Или не знаю, где маяк? До него на трамвае можно доехать, он как раз на 16 станции Фонтанов. По дороге до фуникулера, что строил мой папа, когда был молодым инженером и получал 1600 рублей в месяц, на которые можно было купить почти 20 кило черной икры вовсе не по блату в любой бакалейной лавке, где тогда, как и сегодня, за такую покупку сто раз бы спасибо сказали. Один деятель из бывшей столицы моей бывшей необъятной родины некогда-то, хотя и не пищал, подобно остальным особо одаренным по поводу черной икры, но все равно не поверил в месячный заработок моего папы, потому что «согласно статистическим данным…». Можно подумать, он лучше меня знал сколько получал мой папа, даже с учетом, что абы кому строить тот фуникулер бы не доверили.
И не надо мне ля-ля, все называю своими именами, всегда говорю, как оно на самом деле, а то, что впаривают за фуникулер через дорогу от морвокзала на самом деле - тоже станция, только не та, где маяк на Фонтанах, а подъемной машины. Кстати, за птичек, на ней тоже ездил, во времена после румын, при которых все в Одессе работало, как часики, но только не станция подъемной машины. Тогда Крыжановского, обслуживавшего ее до войны, пару раз даже избили в сигуранце, чтобы выяснить где делись снятые с машины прибимбасы, без которых она отчего-то не хотела ездить ни вверх, ни вниз, но отпустили только потому, что старый механик до войны загремел в лагеря труда и отдыха, сочиненные родившемся в одном веселом на всякие дела городе Королем Черного Моря после того, как его доставили в кабинет не абы кого, а самого Сталина мотающим срок зеком, откуда он затем вышел генералом НКВД, хотя имел за военную службу чересчур смутное представление.
В отличие от Крыжановского. Причем, служил тот на легендарном броненосце «Потемкин». Когда в Одессе стали катать за того броненосца художественный фильм, пользовавшийся успехом во всем мире, Крыжановский вместо восхититься гениальностью режиссера, выдал устную рецензию, начинавшуюся словами «Брэше, як щэня…» За что и был премирован народным судом поездкой по ленинским местам. Но после 10 апреля 1944 года та самая станция подъемной машины вдруг взяла и почему-то заработала, а спустя много лет, я, отложив удочку с ружьем, положил скромный букетик полевых цветов на могилу Крыжановского в его фамильном имении… И вообще зачем говорящему «Фонтаны», а не «Фонтан, совсем не случайно именующему поныне на древний манер «Пересыпь» «Пересыпом» вешать лапшу на уши обо что угодно? Тем более, что не состою ни в одной из хевр. По части лапши - прямо-таки гигантская конкуренция, а я и куда более мелких всю дорогу успешно избегал, хотя и ходил через трамвайные рельсы исключительно с развязанными шнурками.

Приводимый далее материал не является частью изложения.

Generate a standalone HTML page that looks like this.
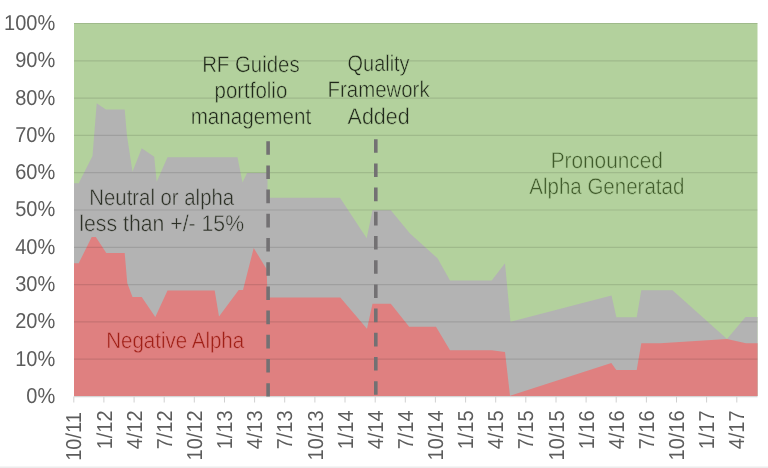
<!DOCTYPE html>
<html lang="en">
<head>
<meta charset="utf-8">
<title>Alpha generation chart</title>
<style>
html,body{margin:0;padding:0;background:#fff;}
body{width:768px;height:468px;overflow:hidden;}
svg{display:block;}
text{font-family:"Liberation Sans",sans-serif;text-rendering:geometricPrecision;}
.ax{font-size:21.6px;fill:#5c5c5c;}
.lbl{font-size:22.7px;text-anchor:middle;}
</style>
</head>
<body>
<svg width="768" height="468" viewBox="0 0 768 468">
<rect x="0" y="0" width="768" height="468" fill="#ffffff"/>
<rect x="0" y="466.5" width="768" height="1.5" fill="#ececec"/>

<polygon points="74.0,23.0 757.5,23.0 757.5,396.0 74.0,396.0" fill="#b3d19d"/>
<polygon points="74.0,183.3 78.7,183.3 92.5,156.0 96.7,103.3 105.8,109.5 124.7,109.5 126.9,135.0 132.5,171.7 141.7,148.3 154.2,156.7 156.7,181.7 167.5,157.2 237.5,157.2 242.5,182.5 247.0,173.0 267.5,173.0 267.5,197.8 340.0,197.8 366.7,238.3 372.5,210.3 390.8,210.3 410.0,233.5 437.5,258.3 450.0,280.5 491.7,280.5 505.0,263.3 510.5,321.7 611.5,295.5 616.4,317.3 636.7,317.3 641.3,290.3 672.5,290.3 727.0,339.0 745.5,317.1 757.5,317.1 757.5,396.0 74.0,396.0" fill="#b3b3b3"/>
<polygon points="74.0,263.3 78.7,263.3 91.7,237.0 95.8,237.0 106.3,253.0 124.7,253.0 127.3,283.3 132.5,297.0 141.7,297.0 155.3,317.0 167.5,290.4 214.7,290.4 219.0,316.6 238.7,290.0 243.0,290.0 253.7,248.0 266.7,269.2 267.5,297.5 340.3,297.5 367.0,328.7 372.5,303.7 390.8,303.7 409.2,326.7 436.0,326.7 450.0,350.3 491.7,350.3 505.0,352.0 510.0,395.8 611.3,363.0 616.3,370.0 636.7,370.0 641.3,343.3 660.0,343.3 727.0,339.1 746.0,343.3 757.5,343.3 757.5,396.0 74.0,396.0" fill="#df8080"/>
<g stroke="#000" stroke-opacity="0.11" stroke-width="1.2">
<line x1="74.0" y1="359.2" x2="757.5" y2="359.2"/>
<line x1="74.0" y1="321.9" x2="757.5" y2="321.9"/>
<line x1="74.0" y1="284.6" x2="757.5" y2="284.6"/>
<line x1="74.0" y1="247.3" x2="757.5" y2="247.3"/>
<line x1="74.0" y1="210.0" x2="757.5" y2="210.0"/>
<line x1="74.0" y1="172.7" x2="757.5" y2="172.7"/>
<line x1="74.0" y1="135.4" x2="757.5" y2="135.4"/>
<line x1="74.0" y1="98.1" x2="757.5" y2="98.1"/>
<line x1="74.0" y1="60.8" x2="757.5" y2="60.8"/>
<line x1="74.0" y1="23.5" x2="757.5" y2="23.5"/>
</g>
<line x1="74.0" y1="396.6" x2="757.5" y2="396.6" stroke="#d6d6d6" stroke-width="1.2"/>
<g stroke="#d0d0d0" stroke-width="1">
<line x1="73.8" y1="396.5" x2="73.8" y2="402.5"/>
<line x1="103.9" y1="396.5" x2="103.9" y2="402.5"/>
<line x1="134.1" y1="396.5" x2="134.1" y2="402.5"/>
<line x1="164.2" y1="396.5" x2="164.2" y2="402.5"/>
<line x1="194.3" y1="396.5" x2="194.3" y2="402.5"/>
<line x1="224.5" y1="396.5" x2="224.5" y2="402.5"/>
<line x1="254.6" y1="396.5" x2="254.6" y2="402.5"/>
<line x1="284.7" y1="396.5" x2="284.7" y2="402.5"/>
<line x1="314.9" y1="396.5" x2="314.9" y2="402.5"/>
<line x1="345.0" y1="396.5" x2="345.0" y2="402.5"/>
<line x1="375.2" y1="396.5" x2="375.2" y2="402.5"/>
<line x1="405.3" y1="396.5" x2="405.3" y2="402.5"/>
<line x1="435.4" y1="396.5" x2="435.4" y2="402.5"/>
<line x1="465.6" y1="396.5" x2="465.6" y2="402.5"/>
<line x1="495.7" y1="396.5" x2="495.7" y2="402.5"/>
<line x1="525.8" y1="396.5" x2="525.8" y2="402.5"/>
<line x1="556.0" y1="396.5" x2="556.0" y2="402.5"/>
<line x1="586.1" y1="396.5" x2="586.1" y2="402.5"/>
<line x1="616.2" y1="396.5" x2="616.2" y2="402.5"/>
<line x1="646.4" y1="396.5" x2="646.4" y2="402.5"/>
<line x1="676.5" y1="396.5" x2="676.5" y2="402.5"/>
<line x1="706.6" y1="396.5" x2="706.6" y2="402.5"/>
<line x1="736.8" y1="396.5" x2="736.8" y2="402.5"/>
</g>
<g stroke="#737173" stroke-width="3.6" stroke-dasharray="13.6 10.6">
<line x1="268.1" y1="141.2" x2="268.1" y2="396.5"/>
<line x1="375.8" y1="139.2" x2="375.8" y2="396.5"/>
</g>
<g class="ax" text-anchor="end">
<text transform="translate(55.2,403.0) scale(0.926,1)">0%</text>
<text transform="translate(55.2,366.0) scale(0.926,1)">10%</text>
<text transform="translate(55.2,328.0) scale(0.926,1)">20%</text>
<text transform="translate(55.2,291.0) scale(0.926,1)">30%</text>
<text transform="translate(55.2,254.0) scale(0.926,1)">40%</text>
<text transform="translate(55.2,216.0) scale(0.926,1)">50%</text>
<text transform="translate(55.2,179.0) scale(0.926,1)">60%</text>
<text transform="translate(55.2,142.0) scale(0.926,1)">70%</text>
<text transform="translate(55.2,105.0) scale(0.926,1)">80%</text>
<text transform="translate(55.2,67.0) scale(0.926,1)">90%</text>
<text transform="translate(55.2,30.0) scale(0.926,1)">100%</text>
</g>
<g class="ax" text-anchor="end">
<text transform="translate(81.4,412.2) rotate(-90) scale(0.926,1)">10/11</text>
<text transform="translate(111.5,410.4) rotate(-90) scale(0.926,1)">1/12</text>
<text transform="translate(141.7,410.4) rotate(-90) scale(0.926,1)">4/12</text>
<text transform="translate(171.8,410.4) rotate(-90) scale(0.926,1)">7/12</text>
<text transform="translate(201.9,410.4) rotate(-90) scale(0.926,1)">10/12</text>
<text transform="translate(232.1,410.4) rotate(-90) scale(0.926,1)">1/13</text>
<text transform="translate(262.2,410.4) rotate(-90) scale(0.926,1)">4/13</text>
<text transform="translate(292.3,410.4) rotate(-90) scale(0.926,1)">7/13</text>
<text transform="translate(322.5,410.4) rotate(-90) scale(0.926,1)">10/13</text>
<text transform="translate(352.6,410.4) rotate(-90) scale(0.926,1)">1/14</text>
<text transform="translate(382.8,410.4) rotate(-90) scale(0.926,1)">4/14</text>
<text transform="translate(412.9,410.4) rotate(-90) scale(0.926,1)">7/14</text>
<text transform="translate(443.0,410.4) rotate(-90) scale(0.926,1)">10/14</text>
<text transform="translate(473.2,410.4) rotate(-90) scale(0.926,1)">1/15</text>
<text transform="translate(503.3,410.4) rotate(-90) scale(0.926,1)">4/15</text>
<text transform="translate(533.4,410.4) rotate(-90) scale(0.926,1)">7/15</text>
<text transform="translate(563.6,410.4) rotate(-90) scale(0.926,1)">10/15</text>
<text transform="translate(593.7,410.4) rotate(-90) scale(0.926,1)">1/16</text>
<text transform="translate(623.8,410.4) rotate(-90) scale(0.926,1)">4/16</text>
<text transform="translate(654.0,410.4) rotate(-90) scale(0.926,1)">7/16</text>
<text transform="translate(684.1,410.4) rotate(-90) scale(0.926,1)">10/16</text>
<text transform="translate(714.2,410.4) rotate(-90) scale(0.926,1)">1/17</text>
<text transform="translate(744.4,410.4) rotate(-90) scale(0.926,1)">4/17</text>
</g>
<g class="lbl" fill="#20281a" stroke="#b3d19d" stroke-width="0.5">
<text x="250.9" y="72" textLength="97.5" lengthAdjust="spacingAndGlyphs">RF Guides</text>
<text x="250.9" y="98" textLength="72.8" lengthAdjust="spacingAndGlyphs">portfolio</text>
<text x="250.9" y="124" textLength="120.5" lengthAdjust="spacingAndGlyphs">management</text>
</g>
<g class="lbl" fill="#20281a" stroke="#b3d19d" stroke-width="0.5">
<text x="378.6" y="71" textLength="62" lengthAdjust="spacingAndGlyphs">Quality</text>
<text x="378.6" y="97" textLength="102" lengthAdjust="spacingAndGlyphs">Framework</text>
<text x="378.6" y="124" textLength="62" lengthAdjust="spacingAndGlyphs">Added</text>
</g>
<g class="lbl" fill="#3f5a2a" stroke="#b3d19d" stroke-width="0.5">
<text x="606.8" y="168" textLength="112.3" lengthAdjust="spacingAndGlyphs">Pronounced</text>
<text x="606.8" y="194" textLength="155" lengthAdjust="spacingAndGlyphs">Alpha Generatad</text>
</g>
<g class="lbl" fill="#2c3026" stroke="#b3b3b3" stroke-width="0.5">
<text x="161.7" y="205" textLength="144.8" lengthAdjust="spacingAndGlyphs">Neutral or alpha</text>
<text x="161.7" y="231" textLength="164.8" lengthAdjust="spacingAndGlyphs">less than +/- 15%</text>
</g>
<g class="lbl" fill="#a01f16" stroke="#df8080" stroke-width="0.5">
<text x="175.2" y="348" textLength="138" lengthAdjust="spacingAndGlyphs">Negative Alpha</text>
</g>
</svg>
</body>
</html>
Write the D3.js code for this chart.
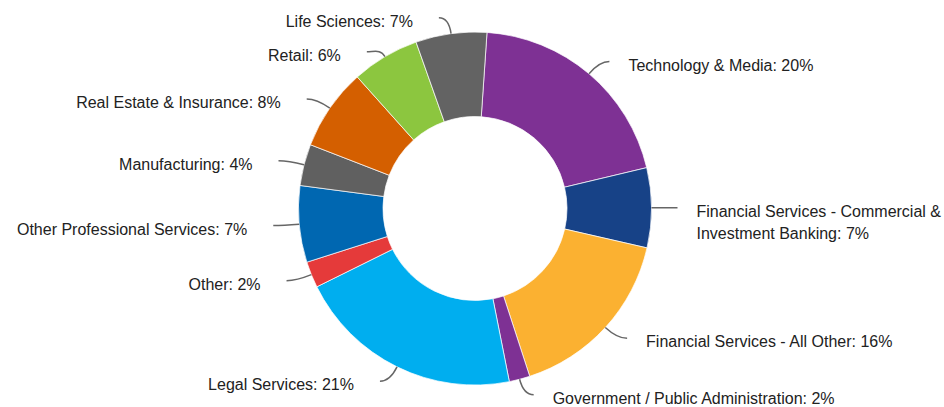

Вот ровно 10 лет назад в Одессе, как сообщила ее управа и пресса, появился новый трамвайный маршрут, получивший номер 19. Мог конечно выложить фотки маяка на 16 станции Фонтанов вместе со станцией подъемной машины с гигантским разрешением, однако вместо этого слегка покатаю вас на том с большим понтом новом маршруте № 19, где ездил еще совсем пацаненком, как и на древней подъемной машине. Тем более, тот трамвай имел самое непосредственное отношение до 16 станции Фонтанов.
Заодно напомнив, слова некогда суперпопулярной одесской песни за на днях или раньше грядущие события трамвайно-природного значения.
«По бульварам пьяный запах распустившейся сирени,
И трамваи пробивают себе путь в листве весенней».
А мне разве что остается скомандовать самому себе: «Вперед и с песней», причем той же самой.
И в загранке я всегда тебя по памяти рисую,
Молдаванку и булыжную родную мостовую,
И Пересыпь, пробудившийся от первого трамвая,
И, как в детстве, я по солнечному городу шагаю.
Пересыпь, прошу заметить, мужского рода. В загранке рисовать Одессу по памяти мне по новой не приходится, тем более в наше военное время, когда у ее детей по этой части образовалась за европейско-штатовскими буграми также такая самашечая конкуренция, что свет туши, кидай гранату, многие только за рисование по памяти напрягают Сеть по всем ее фронтам. Флаг им в руки, барабан на горло, семи футов под килем и полную кастрюлю смачной башмалы.
Я с тобой, Мама. До последнего вздоха.